Unfortunately, I doubt that I'll need or want to return to 8hands. I'm admittedly not the ideal potential user. Since I refuse to use that crime against interface design known as MySpace, 8hands' lack of connectivity with Friendster, where I reluctantly keep an account, made me look so lonely in 8hands. It only asked off the bat for my Flickr and YouTube usernames. Oops, I entered the wrong YouTube alias, but then I couldn't edit it without deleting and re-entering anew. And alas, the only individual who tried to be my YouTube friend had a suspended account, probably for pestering strangers like me.

8hands will probably work with more services down the road; support for Bebo and Xanga is in the works, as is a Mac OS X edition. For now, to put contacts on the same page, Tabber was more practical than 8hands was, as it imports from Gmail, Yahoo, Hotmail, and Outlook (and MySpace) without requiring a download. Because my individual e-mail accounts can do most of what Tabber does, however, I don't need it either.

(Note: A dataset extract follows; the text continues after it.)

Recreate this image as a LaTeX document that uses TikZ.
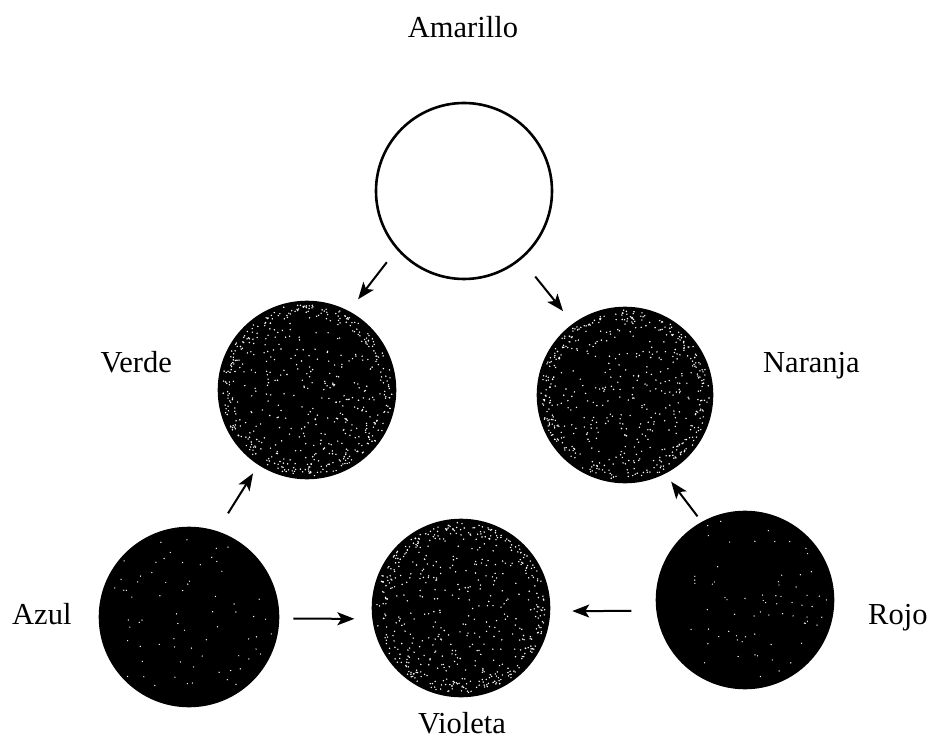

What turned me off to 8hands the most is that it adds desktop shortcuts and starts up automatically unless you reject those settings during setup (sadly, so do Yahoo, Windows Live IM, and so many others). Even after I did that, the Settings menu of 8hands showed that it would run and sign me on the next time I turned on my PC. I wasn't reassured by the privacy policy either: "We share your information with third parties only in limited circumstances where we believe such sharing is (a) permitted by you, (b) reasonably necessary to offer the service, or (c) legally required."

To me, that means that in a worst case scenario, if marketers or government investigators start shaking 8hands, you shouldn't expect those sweet nothings in your IM messages to remain private. Nevertheless, the privacy policies of the individual social networking services that 8hands aggregates may be no better or worse. I hope that the makers of 8hands will offer better default privacy choices in the final product. There's plenty of room for change since it's not even in beta testing yet. And although I don't need 8hands to organize my virtual community, I bet that some promiscuous social networkers may find it fun and useful.